Il a capté 79% des passes dirigées en sa direction (26 sur 33). Parmi les dix receveurs les plus productifs de la Ligue, seul son coéquipier Tyson Philpot affiche un plus grand indice de fiabilité.
C'est un retour en force pour un joueur qui a raté la moitié de la dernière saison en raison d'une blessure à une main et d'une fracture de la clavicule.

« Au début de ma réhabilitation, ça m'a traversé l'esprit, le stress de potentiellement ne pas être capable de revenir au même niveau, admet l'athlète de 28 ans. C'était mon but premier pendant ma remise en forme. Je voulais être sûr d'être aussi bon qu'avant, sinon meilleur, à mon retour au jeu. Ça allait bien mes affaires l'année dernière et je voulais bâtir là-dessus. »

S'il reste en santé, Julien-Grant anéantira les références qu'il a enregistrées en 2022, alors qu'il avait généré des gains de 517 verges sur 36 attrapés en 18 parties.

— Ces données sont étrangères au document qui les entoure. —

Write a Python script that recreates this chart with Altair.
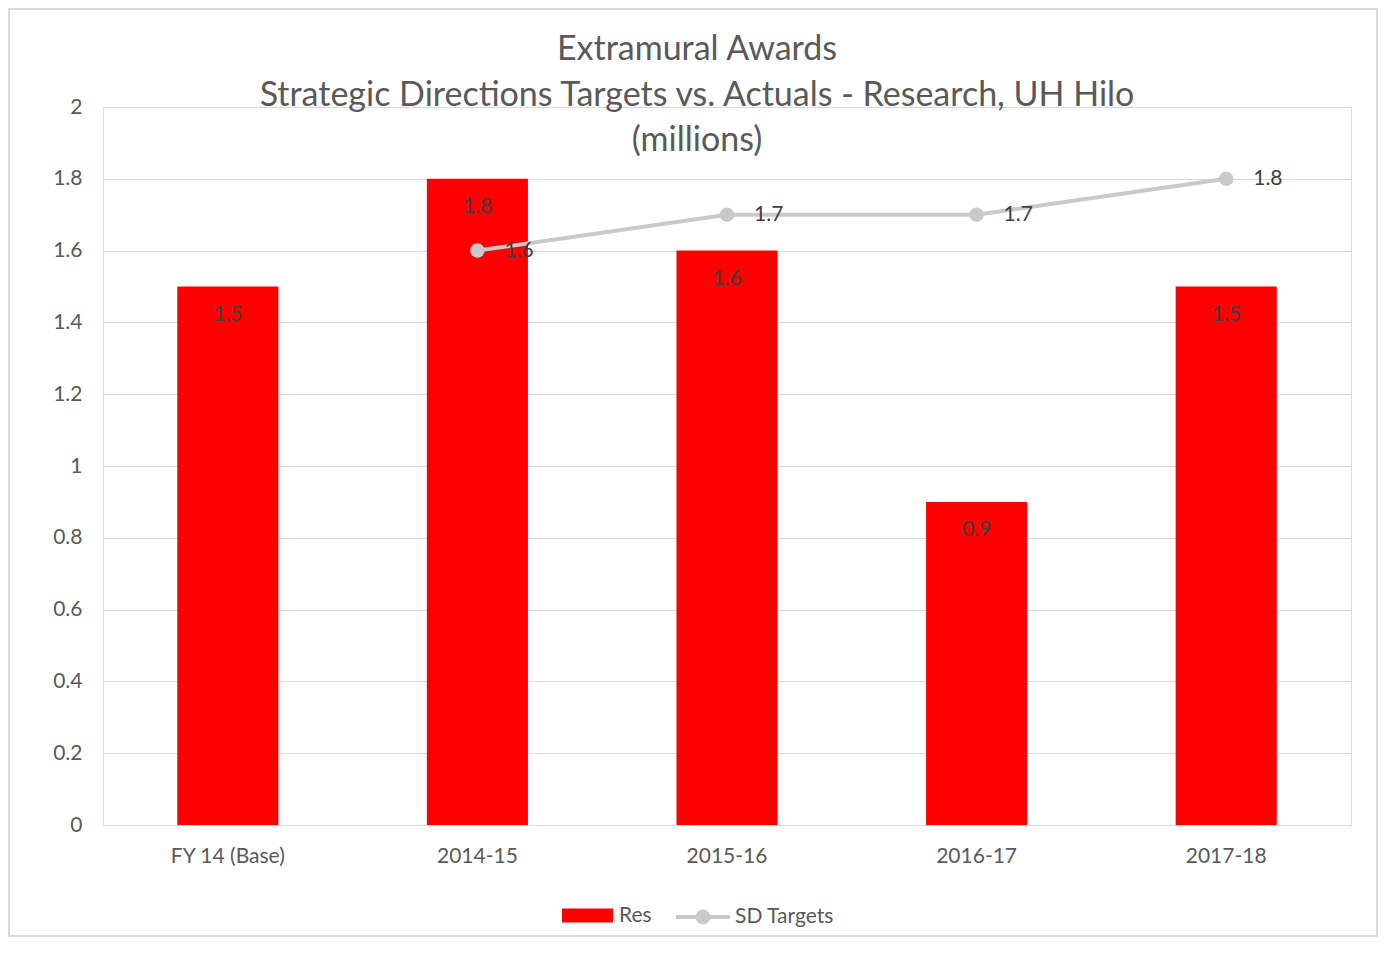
import altair as alt
import pandas as pd

categories = ["FY 14 (Base)", "2014-15", "2015-16", "2016-17", "2017-18"]
res_values = [1.5, 1.8, 1.6, 0.9, 1.5]
target_values = [None, 1.6, 1.7, 1.7, 1.8]
y_ticks = [0, 0.2, 0.4, 0.6, 0.8, 1, 1.2, 1.4, 1.6, 1.8, 2]
title_lines = ["Extramural Awards",
               "Strategic Directions Targets vs. Actuals - Research, UH Hilo",
               "(millions)"]

RED = "#FF0000"
GRAY = "#C9C9C9"
TXT = "#595959"
LBL = "#404040"
GRID = "#D9D9D9"
FONT = "Lato"

df = pd.DataFrame({
    "category": categories,
    "res": res_values,
    "target": target_values,
    "s1": ["Res"] * 5,
    "s2": ["SD Targets"] * 5,
})

W, H = 1248, 718

x_enc = alt.X("category:N", sort=categories,
              scale=alt.Scale(paddingInner=0.595, paddingOuter=0.2975),
              axis=alt.Axis(title=None, labelAngle=0, labelFontSize=21, labelColor=TXT,
                            labelFont=FONT, labelPadding=20, ticks=False, domain=False,
                            grid=False))


def y_enc(field):
    return alt.Y(f"{field}:Q", scale=alt.Scale(domain=[0, 2], nice=False),
                 axis=alt.Axis(values=y_ticks, format=".1~f", title=None, labelFontSize=21,
                               labelColor=TXT, labelFont=FONT, labelPadding=21, ticks=False,
                               domain=False, gridColor=GRID, gridWidth=1))


RECT_PATH = "M-1,-0.27H1V0.27H-1Z"
LINE_PATH = "M-1,0H1M0.2,0A0.2,0.2,0,1,1,-0.2,0A0.2,0.2,0,1,1,0.2,0Z"

base = alt.Chart(df)

bars = base.mark_bar().encode(
    x=x_enc,
    y=y_enc("res"),
    fill=alt.Fill("s1:N", scale=alt.Scale(domain=["Res"], range=[RED]),
                  legend=alt.Legend(title=None, symbolType=RECT_PATH, symbolSize=2601,
                                    orient="none", legendX=459, legendY=783,
                                    labelFontSize=21, labelColor=TXT, labelFont=FONT,
                                    labelOffset=6, symbolStrokeWidth=0)),
)

bar_labels = base.mark_text(dy=28, baseline="middle", fontSize=21, font=FONT, color=LBL).encode(
    x=x_enc,
    y=y_enc("res"),
    text=alt.Text("res:Q", format=".1f"),
)

line_data = base.transform_filter("isValid(datum.target)")

line = line_data.mark_line(strokeWidth=4).encode(
    x=x_enc,
    y=y_enc("target"),
    stroke=alt.Stroke("s2:N", scale=alt.Scale(domain=["SD Targets"], range=[GRAY]),
                      legend=alt.Legend(title=None, symbolType=LINE_PATH, symbolSize=2916,
                                        symbolStrokeWidth=4, symbolFillColor=GRAY,
                                        orient="none", legendX=571, legendY=781,
                                        labelFontSize=21, labelColor=TXT, labelFont=FONT,
                                        labelOffset=3)),
)

points = line_data.mark_point(filled=True, size=210, color=GRAY, opacity=1).encode(
    x=x_enc,
    y=y_enc("target"),
)

line_labels = line_data.mark_text(align="left", dx=27, baseline="middle", fontSize=21,
                                  font=FONT, color=LBL).encode(
    x=x_enc,
    y=y_enc("target"),
    text=alt.Text("target:Q", format=".1f"),
)

border = alt.Chart(alt.Data(values=[{"k": 1}])).mark_rect(
    fillOpacity=0, stroke=GRID, strokeWidth=2
).encode(
    x=alt.value(-94), x2=alt.value(1274), y=alt.value(-98), y2=alt.value(829)
)

chart = alt.layer(border, bars, bar_labels, line, points, line_labels).properties(
    width=W,
    height=H,
    padding={"left": 95, "top": 99, "right": 28, "bottom": 113},
    autosize=alt.AutoSizeParams(type="none"),
    title=alt.TitleParams(text=title_lines, fontSize=34, font=FONT, color=TXT,
                          fontWeight="normal", lineHeight=45.5, anchor="middle",
                          offset=-150, dx=-30),
).configure_view(stroke=None).configure(background="white")

chart.save("out.html", embed_options={"renderer": "svg", "actions": False})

Déjà, il a réussi quelque chose qui lui avait échappé la saison dernière : marquer un touché. En inscrivant les premiers points de la victoire de samedi dernier contre les Stampeders, « KJG » a célébré un premier majeur depuis le 29 octobre 2022.

« Je commençais à croire que j'étais allergique à la zone des buts, sourit-il. J'ai eu l'impression qu'un énorme poids est parti de mes épaules quand c'est arrivé. Ce n'est peut-être pas grand-chose, mais pour moi c'était gros. »

Le perfectionnisme n'est-il pas le propre de tous les grands artistes?